_WORK REQUIRED_
Go through the listing and return every line with "matplotlib" in it.

— begin DATASET RECORDS —

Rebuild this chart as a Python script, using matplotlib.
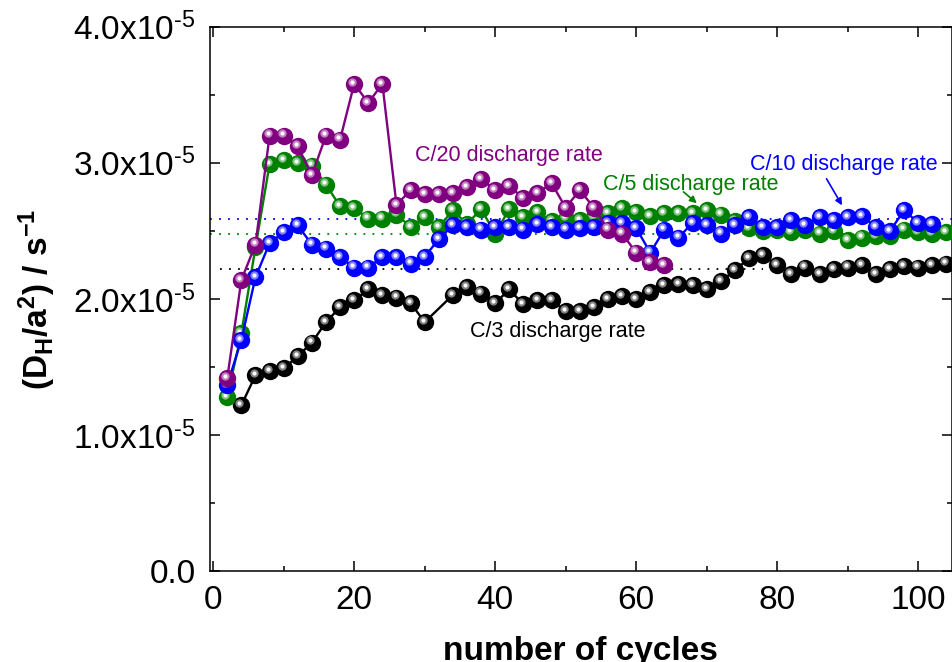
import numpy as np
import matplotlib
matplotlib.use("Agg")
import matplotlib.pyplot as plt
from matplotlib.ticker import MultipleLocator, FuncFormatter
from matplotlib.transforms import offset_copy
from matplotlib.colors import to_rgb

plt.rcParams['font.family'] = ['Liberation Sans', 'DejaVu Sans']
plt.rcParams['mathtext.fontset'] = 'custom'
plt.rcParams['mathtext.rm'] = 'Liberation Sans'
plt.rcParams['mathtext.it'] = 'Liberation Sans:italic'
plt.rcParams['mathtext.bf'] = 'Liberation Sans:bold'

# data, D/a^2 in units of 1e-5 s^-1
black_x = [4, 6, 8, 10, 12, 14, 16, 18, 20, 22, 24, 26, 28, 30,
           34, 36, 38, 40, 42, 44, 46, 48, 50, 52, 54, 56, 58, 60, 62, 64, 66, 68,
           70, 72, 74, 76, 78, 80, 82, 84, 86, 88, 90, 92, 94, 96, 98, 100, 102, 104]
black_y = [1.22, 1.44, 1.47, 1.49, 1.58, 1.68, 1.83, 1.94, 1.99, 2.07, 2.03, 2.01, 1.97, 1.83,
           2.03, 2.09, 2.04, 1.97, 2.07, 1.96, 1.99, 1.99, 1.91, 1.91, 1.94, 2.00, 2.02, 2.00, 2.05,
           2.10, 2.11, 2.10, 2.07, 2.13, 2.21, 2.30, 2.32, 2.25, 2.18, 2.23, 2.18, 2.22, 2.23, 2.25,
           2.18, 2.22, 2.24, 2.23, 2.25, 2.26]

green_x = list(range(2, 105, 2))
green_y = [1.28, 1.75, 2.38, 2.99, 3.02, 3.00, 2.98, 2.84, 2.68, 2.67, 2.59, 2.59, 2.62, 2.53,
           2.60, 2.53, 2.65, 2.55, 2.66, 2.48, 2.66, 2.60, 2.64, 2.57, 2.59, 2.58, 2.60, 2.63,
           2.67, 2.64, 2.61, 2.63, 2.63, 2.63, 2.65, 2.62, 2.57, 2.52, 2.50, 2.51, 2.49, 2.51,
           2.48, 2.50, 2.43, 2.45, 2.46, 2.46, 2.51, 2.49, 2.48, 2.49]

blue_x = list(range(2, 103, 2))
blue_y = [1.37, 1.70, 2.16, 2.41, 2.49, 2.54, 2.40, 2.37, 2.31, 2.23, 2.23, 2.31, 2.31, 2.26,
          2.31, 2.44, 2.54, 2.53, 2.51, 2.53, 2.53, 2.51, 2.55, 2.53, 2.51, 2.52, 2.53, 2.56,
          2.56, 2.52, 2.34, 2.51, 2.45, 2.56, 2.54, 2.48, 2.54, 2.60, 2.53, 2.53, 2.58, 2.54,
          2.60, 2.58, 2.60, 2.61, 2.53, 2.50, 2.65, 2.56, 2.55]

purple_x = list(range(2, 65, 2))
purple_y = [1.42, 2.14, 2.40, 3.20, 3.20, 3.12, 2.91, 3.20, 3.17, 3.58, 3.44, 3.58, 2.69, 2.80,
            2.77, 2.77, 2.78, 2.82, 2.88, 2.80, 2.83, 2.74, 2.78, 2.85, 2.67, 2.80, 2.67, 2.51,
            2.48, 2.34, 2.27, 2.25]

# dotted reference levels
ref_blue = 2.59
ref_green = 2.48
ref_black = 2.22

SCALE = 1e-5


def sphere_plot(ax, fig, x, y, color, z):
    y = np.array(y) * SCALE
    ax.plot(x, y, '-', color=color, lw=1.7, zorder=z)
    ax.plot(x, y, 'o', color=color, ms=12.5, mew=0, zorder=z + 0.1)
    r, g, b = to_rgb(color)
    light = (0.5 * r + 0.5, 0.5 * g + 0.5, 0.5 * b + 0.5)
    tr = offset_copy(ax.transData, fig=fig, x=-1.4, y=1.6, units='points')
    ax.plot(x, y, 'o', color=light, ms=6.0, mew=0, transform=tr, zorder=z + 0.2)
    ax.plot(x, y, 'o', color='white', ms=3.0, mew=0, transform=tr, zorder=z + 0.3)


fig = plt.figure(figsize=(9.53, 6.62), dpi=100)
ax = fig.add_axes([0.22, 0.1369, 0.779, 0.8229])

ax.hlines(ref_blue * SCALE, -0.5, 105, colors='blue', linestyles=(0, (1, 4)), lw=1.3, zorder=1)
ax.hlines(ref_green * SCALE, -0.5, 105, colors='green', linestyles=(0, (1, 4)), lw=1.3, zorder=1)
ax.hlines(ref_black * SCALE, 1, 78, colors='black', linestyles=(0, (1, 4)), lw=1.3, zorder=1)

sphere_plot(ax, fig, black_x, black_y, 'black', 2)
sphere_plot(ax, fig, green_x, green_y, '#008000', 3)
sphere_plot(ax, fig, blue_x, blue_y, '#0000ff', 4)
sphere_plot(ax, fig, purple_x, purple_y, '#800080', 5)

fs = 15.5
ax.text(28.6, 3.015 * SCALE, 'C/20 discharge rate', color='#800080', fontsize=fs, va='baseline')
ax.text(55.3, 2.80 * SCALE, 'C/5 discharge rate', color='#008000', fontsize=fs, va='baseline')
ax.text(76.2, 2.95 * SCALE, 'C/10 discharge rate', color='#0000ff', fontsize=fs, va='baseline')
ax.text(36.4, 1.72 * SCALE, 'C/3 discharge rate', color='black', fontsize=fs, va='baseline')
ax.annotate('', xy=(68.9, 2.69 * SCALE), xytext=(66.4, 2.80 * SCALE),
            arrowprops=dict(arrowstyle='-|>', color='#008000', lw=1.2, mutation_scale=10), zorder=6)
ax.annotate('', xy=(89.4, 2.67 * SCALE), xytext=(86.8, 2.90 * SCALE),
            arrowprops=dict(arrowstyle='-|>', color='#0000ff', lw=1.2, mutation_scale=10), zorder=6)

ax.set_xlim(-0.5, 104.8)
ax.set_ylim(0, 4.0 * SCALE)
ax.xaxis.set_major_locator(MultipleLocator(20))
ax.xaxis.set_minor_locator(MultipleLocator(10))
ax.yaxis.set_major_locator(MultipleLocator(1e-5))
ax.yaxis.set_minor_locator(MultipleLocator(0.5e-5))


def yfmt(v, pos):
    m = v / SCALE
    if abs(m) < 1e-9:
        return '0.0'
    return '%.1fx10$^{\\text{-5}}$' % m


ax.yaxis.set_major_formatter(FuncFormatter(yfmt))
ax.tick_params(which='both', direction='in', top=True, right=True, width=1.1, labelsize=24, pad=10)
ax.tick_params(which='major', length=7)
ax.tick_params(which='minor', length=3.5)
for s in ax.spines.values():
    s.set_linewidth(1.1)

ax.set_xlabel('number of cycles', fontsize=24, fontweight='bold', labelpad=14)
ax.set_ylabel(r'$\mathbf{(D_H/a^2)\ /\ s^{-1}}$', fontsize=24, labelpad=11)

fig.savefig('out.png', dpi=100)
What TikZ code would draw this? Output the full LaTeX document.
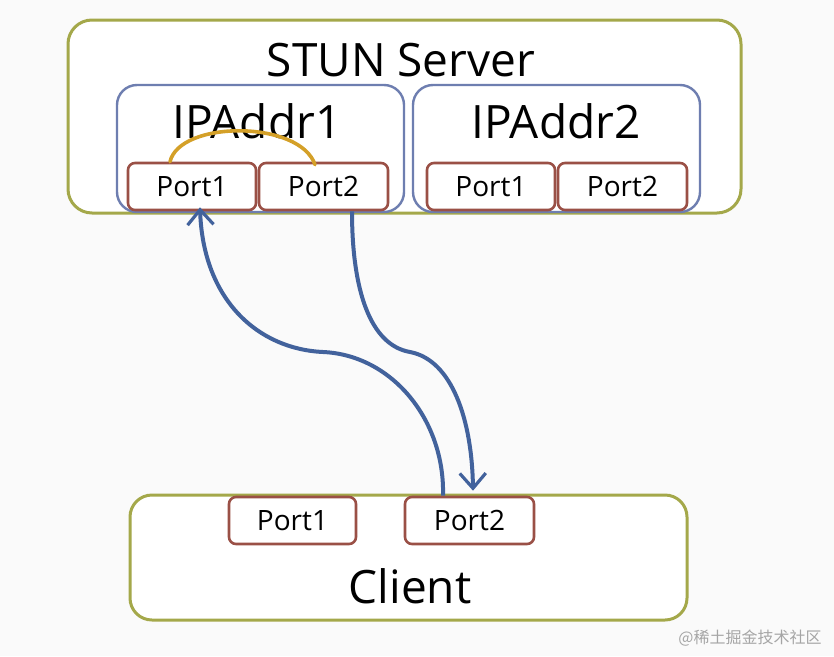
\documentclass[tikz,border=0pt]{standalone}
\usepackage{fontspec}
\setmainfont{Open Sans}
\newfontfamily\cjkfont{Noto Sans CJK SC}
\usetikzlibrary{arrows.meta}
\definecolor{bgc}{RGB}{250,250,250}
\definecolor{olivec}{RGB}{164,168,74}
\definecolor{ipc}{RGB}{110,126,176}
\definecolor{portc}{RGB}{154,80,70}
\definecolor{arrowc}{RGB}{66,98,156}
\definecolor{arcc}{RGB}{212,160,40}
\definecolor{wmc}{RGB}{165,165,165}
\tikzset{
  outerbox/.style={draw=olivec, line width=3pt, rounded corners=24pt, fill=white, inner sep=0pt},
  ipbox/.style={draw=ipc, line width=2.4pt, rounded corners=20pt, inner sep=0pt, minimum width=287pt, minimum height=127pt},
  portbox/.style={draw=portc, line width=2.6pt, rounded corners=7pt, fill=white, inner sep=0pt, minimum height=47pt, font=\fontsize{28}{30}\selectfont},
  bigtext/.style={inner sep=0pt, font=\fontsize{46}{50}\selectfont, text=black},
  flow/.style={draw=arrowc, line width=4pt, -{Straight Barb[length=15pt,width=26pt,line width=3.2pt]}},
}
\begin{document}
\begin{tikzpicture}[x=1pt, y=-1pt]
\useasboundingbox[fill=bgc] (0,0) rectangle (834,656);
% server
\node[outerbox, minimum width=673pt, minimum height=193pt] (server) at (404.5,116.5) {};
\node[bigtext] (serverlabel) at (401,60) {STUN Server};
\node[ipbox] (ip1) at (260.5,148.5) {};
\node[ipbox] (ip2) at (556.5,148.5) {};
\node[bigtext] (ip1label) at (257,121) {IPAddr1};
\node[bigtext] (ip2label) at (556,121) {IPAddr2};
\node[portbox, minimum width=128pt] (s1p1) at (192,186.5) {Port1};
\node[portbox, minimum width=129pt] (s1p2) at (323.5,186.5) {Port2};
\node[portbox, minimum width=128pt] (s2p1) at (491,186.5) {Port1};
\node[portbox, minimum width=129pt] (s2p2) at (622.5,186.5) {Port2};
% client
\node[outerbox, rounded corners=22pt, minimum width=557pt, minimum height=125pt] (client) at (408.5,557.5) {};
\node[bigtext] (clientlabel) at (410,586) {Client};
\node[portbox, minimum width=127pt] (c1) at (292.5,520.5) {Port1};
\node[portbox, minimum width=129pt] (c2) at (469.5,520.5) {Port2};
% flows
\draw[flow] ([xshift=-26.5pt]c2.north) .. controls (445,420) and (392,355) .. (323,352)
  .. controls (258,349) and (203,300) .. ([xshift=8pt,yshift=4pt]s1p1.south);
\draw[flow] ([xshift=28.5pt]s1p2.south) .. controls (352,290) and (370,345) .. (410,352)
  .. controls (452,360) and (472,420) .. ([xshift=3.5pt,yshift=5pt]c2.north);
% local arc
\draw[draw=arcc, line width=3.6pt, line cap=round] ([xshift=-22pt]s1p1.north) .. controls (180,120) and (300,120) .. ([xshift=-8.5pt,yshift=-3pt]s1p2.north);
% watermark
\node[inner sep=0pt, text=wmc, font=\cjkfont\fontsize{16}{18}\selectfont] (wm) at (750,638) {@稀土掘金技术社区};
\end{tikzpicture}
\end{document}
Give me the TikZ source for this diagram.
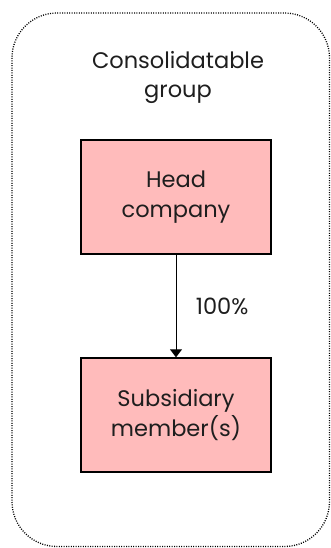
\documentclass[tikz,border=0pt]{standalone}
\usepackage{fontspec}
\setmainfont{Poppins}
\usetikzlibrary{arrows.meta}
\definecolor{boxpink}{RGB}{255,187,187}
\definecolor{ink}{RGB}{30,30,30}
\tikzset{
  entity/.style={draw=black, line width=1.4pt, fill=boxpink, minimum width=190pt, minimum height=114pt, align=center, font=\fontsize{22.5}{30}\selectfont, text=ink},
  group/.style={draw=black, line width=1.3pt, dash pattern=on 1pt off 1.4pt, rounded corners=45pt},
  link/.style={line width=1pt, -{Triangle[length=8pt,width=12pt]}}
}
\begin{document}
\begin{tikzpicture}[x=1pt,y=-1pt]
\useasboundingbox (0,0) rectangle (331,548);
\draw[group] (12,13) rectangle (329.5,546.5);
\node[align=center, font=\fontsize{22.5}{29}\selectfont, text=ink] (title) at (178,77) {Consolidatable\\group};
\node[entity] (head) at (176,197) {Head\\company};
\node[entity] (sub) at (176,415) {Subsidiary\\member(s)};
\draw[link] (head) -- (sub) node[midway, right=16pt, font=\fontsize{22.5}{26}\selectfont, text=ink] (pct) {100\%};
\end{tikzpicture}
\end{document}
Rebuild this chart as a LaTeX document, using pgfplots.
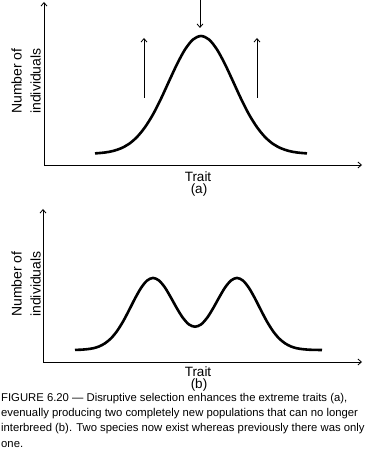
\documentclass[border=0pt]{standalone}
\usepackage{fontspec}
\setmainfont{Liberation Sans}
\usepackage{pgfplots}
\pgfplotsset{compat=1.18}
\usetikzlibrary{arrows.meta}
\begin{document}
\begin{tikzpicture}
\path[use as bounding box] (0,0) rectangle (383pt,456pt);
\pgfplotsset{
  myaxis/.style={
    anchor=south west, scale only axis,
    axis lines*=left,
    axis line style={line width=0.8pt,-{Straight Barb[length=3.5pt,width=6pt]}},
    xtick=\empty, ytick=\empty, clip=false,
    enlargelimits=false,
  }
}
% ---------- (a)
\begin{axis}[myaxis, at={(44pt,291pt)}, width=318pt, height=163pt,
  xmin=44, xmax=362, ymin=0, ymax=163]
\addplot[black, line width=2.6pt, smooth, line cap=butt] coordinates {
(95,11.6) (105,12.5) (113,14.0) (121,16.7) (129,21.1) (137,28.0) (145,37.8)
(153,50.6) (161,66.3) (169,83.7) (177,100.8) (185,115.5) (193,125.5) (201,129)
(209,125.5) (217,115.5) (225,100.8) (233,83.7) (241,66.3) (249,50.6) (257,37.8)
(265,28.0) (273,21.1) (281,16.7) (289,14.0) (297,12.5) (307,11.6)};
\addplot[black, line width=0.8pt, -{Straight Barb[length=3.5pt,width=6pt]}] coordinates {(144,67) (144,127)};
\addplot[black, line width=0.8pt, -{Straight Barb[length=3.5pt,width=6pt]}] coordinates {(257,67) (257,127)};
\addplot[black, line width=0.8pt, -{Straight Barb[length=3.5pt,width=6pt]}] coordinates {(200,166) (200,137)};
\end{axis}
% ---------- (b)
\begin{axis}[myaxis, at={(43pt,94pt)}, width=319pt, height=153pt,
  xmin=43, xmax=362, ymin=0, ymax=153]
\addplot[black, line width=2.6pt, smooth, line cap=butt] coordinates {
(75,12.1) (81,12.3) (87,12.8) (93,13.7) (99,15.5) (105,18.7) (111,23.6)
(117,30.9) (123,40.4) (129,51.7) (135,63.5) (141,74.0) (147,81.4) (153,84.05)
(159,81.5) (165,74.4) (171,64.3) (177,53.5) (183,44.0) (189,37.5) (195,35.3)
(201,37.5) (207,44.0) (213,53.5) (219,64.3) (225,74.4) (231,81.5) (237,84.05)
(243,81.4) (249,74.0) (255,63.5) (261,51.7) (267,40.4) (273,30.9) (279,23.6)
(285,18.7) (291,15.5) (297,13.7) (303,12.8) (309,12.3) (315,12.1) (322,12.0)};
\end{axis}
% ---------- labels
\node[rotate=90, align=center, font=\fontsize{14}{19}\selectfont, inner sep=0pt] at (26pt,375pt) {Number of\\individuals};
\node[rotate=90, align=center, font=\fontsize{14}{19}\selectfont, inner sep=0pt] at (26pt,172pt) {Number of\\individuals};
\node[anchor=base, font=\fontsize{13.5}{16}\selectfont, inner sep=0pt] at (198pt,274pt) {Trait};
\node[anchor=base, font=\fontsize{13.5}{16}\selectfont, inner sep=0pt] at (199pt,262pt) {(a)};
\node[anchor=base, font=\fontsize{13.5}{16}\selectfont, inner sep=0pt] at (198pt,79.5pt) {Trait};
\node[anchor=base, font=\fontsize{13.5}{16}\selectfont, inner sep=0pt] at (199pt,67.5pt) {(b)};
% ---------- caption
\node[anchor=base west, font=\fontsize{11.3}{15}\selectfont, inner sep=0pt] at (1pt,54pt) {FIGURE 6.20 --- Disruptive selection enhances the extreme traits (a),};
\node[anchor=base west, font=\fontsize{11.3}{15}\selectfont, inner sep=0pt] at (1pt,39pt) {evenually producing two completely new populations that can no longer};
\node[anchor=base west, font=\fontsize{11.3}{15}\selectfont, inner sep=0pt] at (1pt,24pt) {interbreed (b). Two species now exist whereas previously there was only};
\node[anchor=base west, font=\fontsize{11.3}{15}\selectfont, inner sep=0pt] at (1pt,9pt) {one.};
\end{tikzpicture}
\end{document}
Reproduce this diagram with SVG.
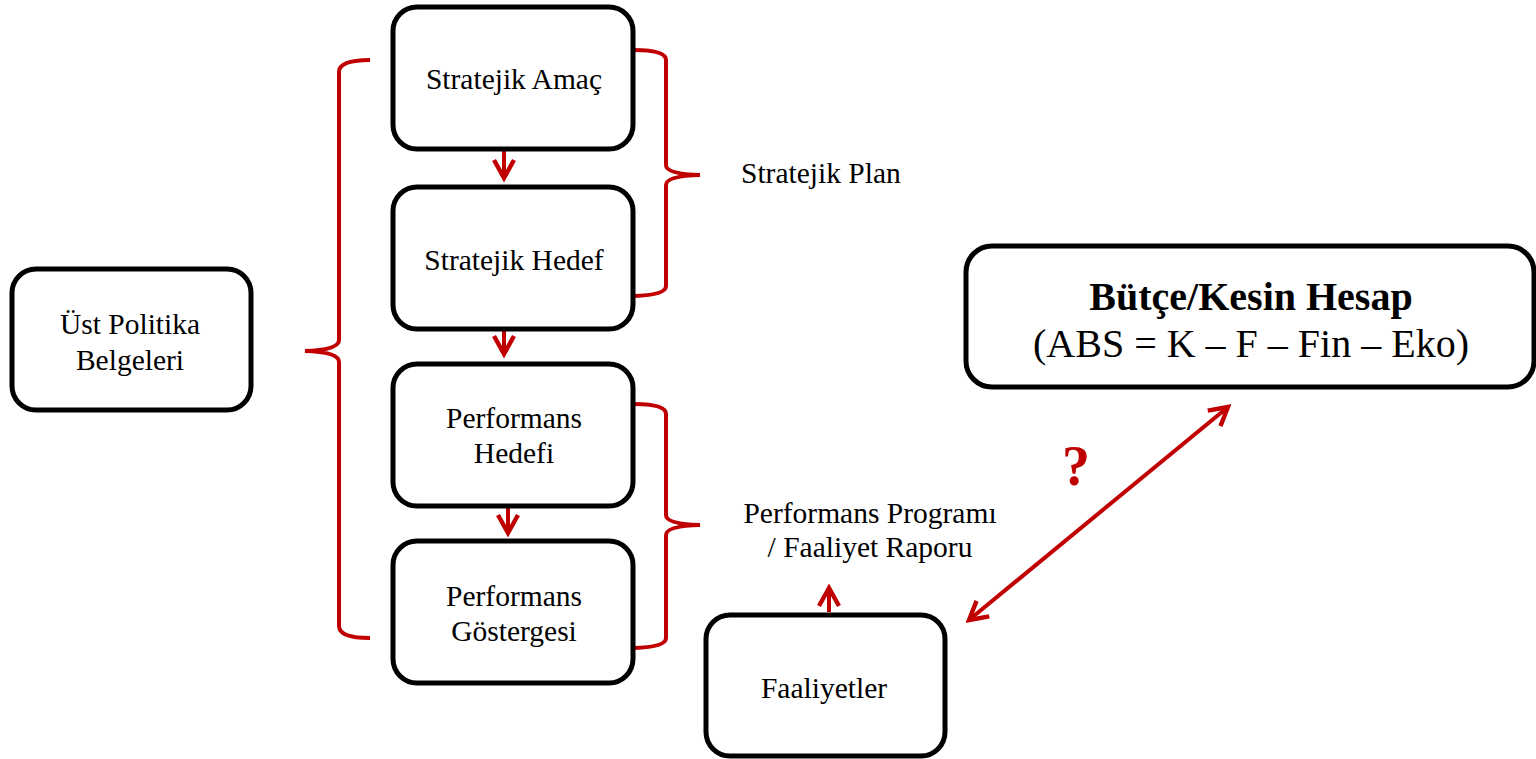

— end DATASET RECORDS —

_WRITTEN ANSWER_
Rebuild this chart as a Python script, using matplotlib.
import matplotlib
matplotlib.use("Agg")
import matplotlib.pyplot as plt
from matplotlib.ticker import MultipleLocator, FuncFormatter
from matplotlib.transforms import offset_copy
from matplotlib.colors import to_rgb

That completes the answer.